The only effective opposition will be mass industrial action by the working class, directed against the unions and existing parties, who support Sarkozy’s cuts.
Such a struggle will transform political life, with revolutionary implications. Threatening the fundamental interests and world position of French and international finance capital, it will face the most determined resistance. We must recall that the army was used recently in an attempt to break strikes by Greek truckers and that the Spanish government threatened to do so against Madrid subway workers and air traffic controllers.

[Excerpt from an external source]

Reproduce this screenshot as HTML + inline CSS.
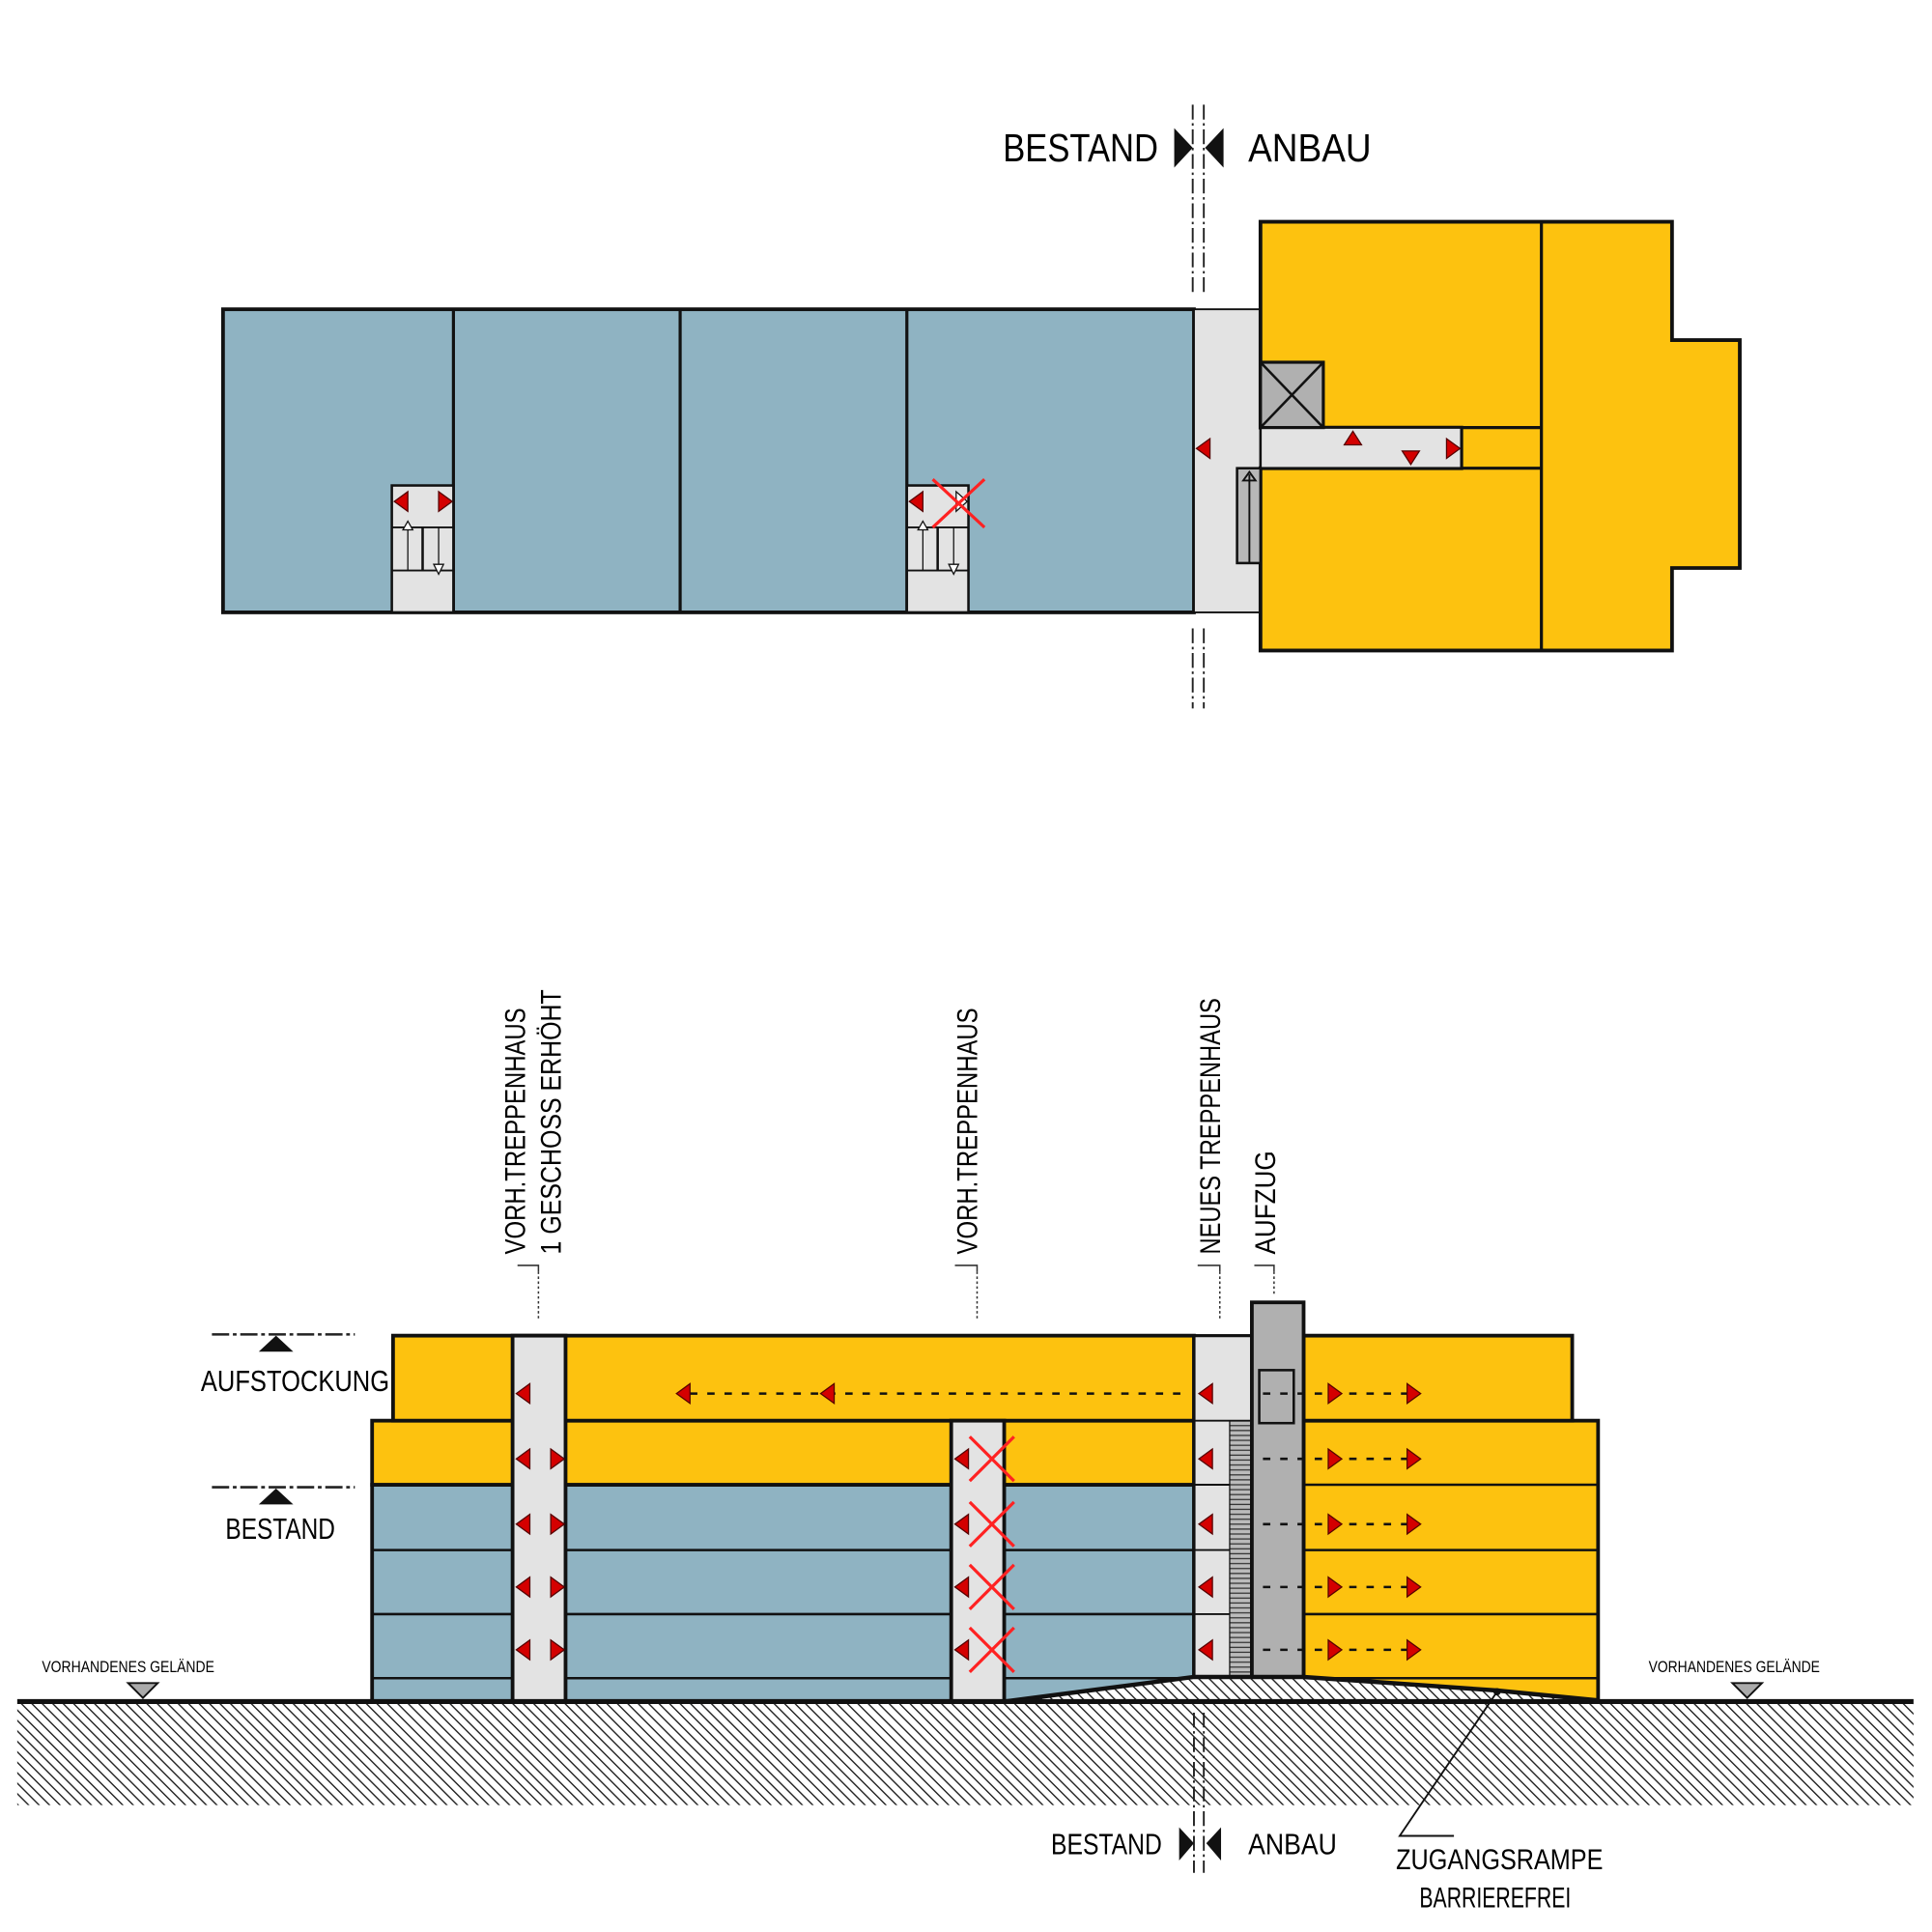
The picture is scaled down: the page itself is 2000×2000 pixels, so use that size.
<!DOCTYPE html>
<html><head><meta charset="utf-8"><style>html,body{margin:0;padding:0;background:#fff}svg{display:block}</style></head>
<body>
<svg width="2000" height="2000" viewBox="0 0 1568 1568" xmlns="http://www.w3.org/2000/svg" font-family="Liberation Sans, sans-serif">
<defs>
<pattern id="h" width="6" height="6" patternUnits="userSpaceOnUse" patternTransform="rotate(-45)">
<rect width="6" height="6" fill="#fff"/><line x1="0" y1="0" x2="0" y2="6" stroke="#222" stroke-width="2.2"/></pattern>
<pattern id="st" width="4" height="4" patternUnits="userSpaceOnUse"><rect width="4" height="4" fill="#bbb"/><line x1="0" y1="1" x2="4" y2="1" stroke="#333" stroke-width="1"/></pattern>
<g id="tl"><polygon points="5,-8 5,8 -6,0" fill="#d40000" stroke="#500" stroke-width="1"/></g>
<g id="tr"><polygon points="-5,-8 -5,8 6,0" fill="#d40000" stroke="#500" stroke-width="1"/></g>
<g id="rx"><line x1="-18" y1="-18" x2="18" y2="18" stroke="#f22" stroke-width="2.5"/><line x1="18" y1="-18" x2="-18" y2="18" stroke="#f22" stroke-width="2.5"/></g>
</defs>

<!-- ===== PLAN ===== -->
<text x="940" y="131" font-size="32" text-anchor="end" textLength="126" lengthAdjust="spacingAndGlyphs">BESTAND</text>
<text x="1013" y="131" font-size="32" textLength="100" lengthAdjust="spacingAndGlyphs">ANBAU</text>
<polygon points="953,104 953,136 968,120" fill="#111"/>
<polygon points="993,104 993,136 978,120" fill="#111"/>
<g stroke="#222" stroke-width="1.5" stroke-dasharray="12,3,2,3">
<line x1="968" y1="85" x2="968" y2="238"/><line x1="977" y1="85" x2="977" y2="238"/>
<line x1="968" y1="510" x2="968" y2="575"/><line x1="977" y1="510" x2="977" y2="575"/>
</g>
<rect x="181" y="251" width="788" height="246" fill="#8fb3c2" stroke="#111" stroke-width="3"/>
<g stroke="#111" stroke-width="2.5"><line x1="368" y1="251" x2="368" y2="497"/><line x1="552" y1="251" x2="552" y2="497"/><line x1="736" y1="251" x2="736" y2="497"/></g>
<rect x="969" y="251" width="54" height="246" fill="#e3e3e3" stroke="#111" stroke-width="1.5"/>
<polygon points="1023,180 1357,180 1357,276 1412,276 1412,461 1357,461 1357,528 1023,528 1023,380 1186,380 1186,347 1023,347" fill="#fdc20f" stroke="#111" stroke-width="3"/>
<rect x="1023" y="347" width="163" height="33" fill="#e3e3e3" stroke="#111" stroke-width="2"/>
<g stroke="#111" stroke-width="2.5"><line x1="1251" y1="180" x2="1251" y2="528"/><line x1="1186" y1="347" x2="1251" y2="347"/><line x1="1186" y1="380" x2="1251" y2="380"/></g>
<rect x="1023" y="294" width="51" height="53" fill="#b0b0b0" stroke="#111" stroke-width="2.5"/>
<line x1="1023" y1="294" x2="1074" y2="347" stroke="#111" stroke-width="2"/><line x1="1074" y1="294" x2="1023" y2="347" stroke="#111" stroke-width="2"/>
<rect x="1004" y="380" width="19" height="77" fill="#b8b8b8" stroke="#111" stroke-width="2"/>
<line x1="1014" y1="385" x2="1014" y2="457" stroke="#111" stroke-width="1.5"/>
<polygon points="1009,390 1019,390 1014,383" fill="none" stroke="#111" stroke-width="1.5"/>
<use href="#tl" x="977" y="364"/>
<polygon points="1091,361 1105,361 1098,350" fill="#d40000" stroke="#500"/>
<polygon points="1138,366 1152,366 1145,377" fill="#d40000" stroke="#500"/>
<use href="#tr" x="1179" y="364"/>
<!-- stair boxes -->
<g>
<rect x="318" y="394" width="50" height="103" fill="#e3e3e3" stroke="#111" stroke-width="2"/>
<line x1="318" y1="428" x2="368" y2="428" stroke="#111" stroke-width="1.5"/><line x1="318" y1="463" x2="368" y2="463" stroke="#111" stroke-width="1.5"/>
<line x1="343" y1="428" x2="343" y2="463" stroke="#111" stroke-width="2"/>
<line x1="331" y1="424" x2="331" y2="463" stroke="#111" stroke-width="1"/><line x1="356" y1="428" x2="356" y2="466" stroke="#111" stroke-width="1"/>
<polygon points="327,430 335,430 331,423" fill="#fff" stroke="#111"/><polygon points="352,458 360,458 356,466" fill="#fff" stroke="#111"/>
<use href="#tl" x="326" y="407"/><use href="#tr" x="361" y="407"/>
</g>
<g>
<rect x="736" y="394" width="50" height="103" fill="#e3e3e3" stroke="#111" stroke-width="2"/>
<line x1="736" y1="428" x2="786" y2="428" stroke="#111" stroke-width="1.5"/><line x1="736" y1="463" x2="786" y2="463" stroke="#111" stroke-width="1.5"/>
<line x1="761" y1="428" x2="761" y2="463" stroke="#111" stroke-width="2"/>
<line x1="749" y1="424" x2="749" y2="463" stroke="#111" stroke-width="1"/><line x1="774" y1="428" x2="774" y2="466" stroke="#111" stroke-width="1"/>
<polygon points="745,430 753,430 749,423" fill="#fff" stroke="#111"/><polygon points="770,458 778,458 774,466" fill="#fff" stroke="#111"/>
<use href="#tl" x="744" y="407"/><polygon points="776,399 776,415 785,407" fill="#fff" stroke="#111"/>
<line x1="757" y1="389" x2="799" y2="428" stroke="#f22" stroke-width="2.5"/><line x1="799" y1="389" x2="757" y2="428" stroke="#f22" stroke-width="2.5"/>
</g>

<!-- ===== SECTION ===== -->
<rect x="14" y="1383" width="1539" height="82" fill="url(#h)"/>
<!-- labels -->
<g font-size="23">
<text transform="translate(426,1018) rotate(-90)" textLength="200" lengthAdjust="spacingAndGlyphs">VORH.TREPPENHAUS</text>
<text transform="translate(455,1018) rotate(-90)" textLength="215" lengthAdjust="spacingAndGlyphs">1 GESCHOSS ERHÖHT</text>
<text transform="translate(793,1018) rotate(-90)" textLength="200" lengthAdjust="spacingAndGlyphs">VORH.TREPPENHAUS</text>
<text transform="translate(990,1018) rotate(-90)" textLength="208" lengthAdjust="spacingAndGlyphs">NEUES TREPPENHAUS</text>
<text transform="translate(1035,1018) rotate(-90)" textLength="84" lengthAdjust="spacingAndGlyphs">AUFZUG</text>
</g>
<g stroke="#333" stroke-width="1.2">
<polyline points="420,1027 437,1027 437,1032" fill="none"/><line x1="437" y1="1032" x2="437" y2="1070" stroke-dasharray="2,2"/>
<polyline points="775,1027 793,1027 793,1032" fill="none"/><line x1="793" y1="1032" x2="793" y2="1070" stroke-dasharray="2,2"/>
<polyline points="972,1027 990,1027 990,1032" fill="none"/><line x1="990" y1="1032" x2="990" y2="1070" stroke-dasharray="2,2"/>
<polyline points="1018,1027 1034,1027 1034,1032" fill="none"/><line x1="1034" y1="1032" x2="1034" y2="1052" stroke-dasharray="2,2"/>
</g>
<!-- level marks -->
<line x1="172" y1="1083" x2="288" y2="1083" stroke="#222" stroke-width="2" stroke-dasharray="14,3,3,3"/>
<polygon points="210,1097 238,1097 224,1084" fill="#111"/>
<text x="163" y="1129" font-size="24" textLength="153" lengthAdjust="spacingAndGlyphs">AUFSTOCKUNG</text>
<line x1="172" y1="1207" x2="288" y2="1207" stroke="#222" stroke-width="2" stroke-dasharray="14,3,3,3"/>
<polygon points="210,1221 238,1221 224,1208" fill="#111"/>
<text x="183" y="1249" font-size="24" textLength="89" lengthAdjust="spacingAndGlyphs">BESTAND</text>
<!-- building bestand -->
<rect x="302" y="1205" width="667" height="176" fill="#8fb3c2" stroke="#111" stroke-width="3"/>
<rect x="302" y="1153" width="667" height="52" fill="#fdc20f" stroke="#111" stroke-width="3"/>
<rect x="319" y="1084" width="650" height="69" fill="#fdc20f" stroke="#111" stroke-width="3"/>
<g stroke="#111" stroke-width="2"><line x1="302" y1="1258" x2="969" y2="1258"/><line x1="302" y1="1310" x2="969" y2="1310"/><line x1="302" y1="1362" x2="969" y2="1362"/></g>
<rect x="416" y="1084" width="43" height="297" fill="#e3e3e3" stroke="#111" stroke-width="3"/>
<rect x="772" y="1153" width="43" height="228" fill="#e3e3e3" stroke="#111" stroke-width="3"/>
<!-- anbau -->
<rect x="1058" y="1153" width="239" height="228" fill="#fdc20f" stroke="#111" stroke-width="3"/>
<rect x="1058" y="1084" width="218" height="69" fill="#fdc20f" stroke="#111" stroke-width="3"/>
<g stroke="#111" stroke-width="2"><line x1="1058" y1="1205" x2="1297" y2="1205"/><line x1="1058" y1="1258" x2="1297" y2="1258"/><line x1="1058" y1="1310" x2="1297" y2="1310"/><line x1="1058" y1="1362" x2="1297" y2="1362"/></g>
<rect x="969" y="1084" width="47" height="278" fill="#e3e3e3" stroke="#111" stroke-width="2.5"/>
<rect x="998" y="1153" width="18" height="209" fill="url(#st)" stroke="#111" stroke-width="1"/>
<g stroke="#111" stroke-width="1.5"><line x1="969" y1="1153" x2="1016" y2="1153"/><line x1="969" y1="1205" x2="998" y2="1205"/><line x1="969" y1="1258" x2="998" y2="1258"/><line x1="969" y1="1310" x2="998" y2="1310"/></g>
<rect x="1016" y="1057" width="42" height="305" fill="#b0b0b0" stroke="#111" stroke-width="3"/>
<rect x="1022" y="1112" width="28" height="43" fill="#b0b0b0" stroke="#111" stroke-width="2"/>
<!-- ground -->
<polygon points="815,1381 969,1362 1058,1362 1215,1373 1297,1381" fill="url(#h)"/>
<polyline points="815,1381 969,1361 1058,1361 1215,1372 1297,1380" fill="none" stroke="#111" stroke-width="3.5"/>
<line x1="14" y1="1381" x2="1553" y2="1381" stroke="#111" stroke-width="4"/>
<g stroke="#222" stroke-width="1.5" stroke-dasharray="12,3,2,3">
<line x1="969" y1="1390" x2="969" y2="1520"/><line x1="977" y1="1390" x2="977" y2="1520"/></g>
<!-- dashed flow lines -->
<g stroke="#111" stroke-width="2" stroke-dasharray="6,8">
<line x1="560" y1="1131" x2="960" y2="1131"/>
<line x1="1025" y1="1131" x2="1145" y2="1131"/><line x1="1025" y1="1184" x2="1145" y2="1184"/>
<line x1="1025" y1="1237" x2="1145" y2="1237"/><line x1="1025" y1="1288" x2="1145" y2="1288"/><line x1="1025" y1="1339" x2="1145" y2="1339"/>
</g>
<use href="#tl" x="555" y="1131"/><use href="#tl" x="672" y="1131"/>
<use href="#tl" x="425" y="1131"/>
<use href="#tl" x="425" y="1184"/><use href="#tr" x="452" y="1184"/>
<use href="#tl" x="425" y="1237"/><use href="#tr" x="452" y="1237"/>
<use href="#tl" x="425" y="1288"/><use href="#tr" x="452" y="1288"/>
<use href="#tl" x="425" y="1339"/><use href="#tr" x="452" y="1339"/>
<use href="#tl" x="781" y="1184"/><use href="#rx" x="805" y="1184"/>
<use href="#tl" x="781" y="1237"/><use href="#rx" x="805" y="1237"/>
<use href="#tl" x="781" y="1288"/><use href="#rx" x="805" y="1288"/>
<use href="#tl" x="781" y="1339"/><use href="#rx" x="805" y="1339"/>
<use href="#tl" x="979" y="1131"/><use href="#tl" x="979" y="1184"/><use href="#tl" x="979" y="1237"/><use href="#tl" x="979" y="1288"/><use href="#tl" x="979" y="1339"/>
<use href="#tr" x="1083" y="1131"/><use href="#tr" x="1147" y="1131"/>
<use href="#tr" x="1083" y="1184"/><use href="#tr" x="1147" y="1184"/>
<use href="#tr" x="1083" y="1237"/><use href="#tr" x="1147" y="1237"/>
<use href="#tr" x="1083" y="1288"/><use href="#tr" x="1147" y="1288"/>
<use href="#tr" x="1083" y="1339"/><use href="#tr" x="1147" y="1339"/>
<!-- gelände -->
<text x="34" y="1357" font-size="13" textLength="140" lengthAdjust="spacingAndGlyphs">VORHANDENES GELÄNDE</text>
<polygon points="104,1366 128,1366 116,1378" fill="#aaa" stroke="#111" stroke-width="1.5"/>
<text x="1338" y="1357" font-size="13" textLength="139" lengthAdjust="spacingAndGlyphs">VORHANDENES GELÄNDE</text>
<polygon points="1406,1366 1430,1366 1418,1378" fill="#aaa" stroke="#111" stroke-width="1.5"/>
<!-- bottom labels -->
<text x="943" y="1505" font-size="24" text-anchor="end" textLength="90" lengthAdjust="spacingAndGlyphs">BESTAND</text>
<text x="1013" y="1505" font-size="24" textLength="72" lengthAdjust="spacingAndGlyphs">ANBAU</text>
<polygon points="957,1483 957,1510 969,1496" fill="#111"/>
<polygon points="991,1483 991,1510 979,1496" fill="#111"/>
<circle cx="1215" cy="1373" r="3" fill="#111"/>
<polyline points="1215,1373 1136,1490 1180,1490" fill="none" stroke="#111" stroke-width="1.5"/>
<text x="1133" y="1517" font-size="23" textLength="168" lengthAdjust="spacingAndGlyphs">ZUGANGSRAMPE</text>
<text x="1152" y="1548" font-size="23" textLength="123" lengthAdjust="spacingAndGlyphs">BARRIEREFREI</text>
</svg>
</body></html>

That a coming mass radicalisation of the working class against the political establishment is the main issue today is tacitly acknowledged even by the ruling class.
In its Saturday editorial, France’s “centre-left” daily of record Le Monde wrote: “Nicolas Sarkozy would be extremely imprudent to make people think that, on pension cuts, he has already won.” It acknowledged that the cuts were driven by “financial considerations of satisfying the ratings agencies.” It added that the unions did not have any “exaggerated illusions” in their chances of victory, as the Senate would vote the cut in October.
It explained, however, that the main risk was destroying the unions’ ability to stifle the struggles of the working class: “Faced with Mr. Sarkozy, the unions have acted with great responsibility. Thus Bernard Thibault is resisting the temptations of over-activity in his base, and is careful not to demand the retraction of the reform. But if Mr. Sarkozy is inflexible and does not make substantial concessions, the unions—who will come out weakened and with no gains from their struggle—will not be able to keep the spectre of radicalisation at bay. Mr. Sarkozy’s success will then resemble a Pyrrhic victory.”
This is a devastating refutation of those who wrote off Marxism and the working class as a historical or political factor. More than 160 years since Karl Marx and Friedrich Engels wrote in the Communist Manifesto that the spectre of communism haunted Europe, the ruling classes again fear that the working class will take on the political establishment and its “left” servants.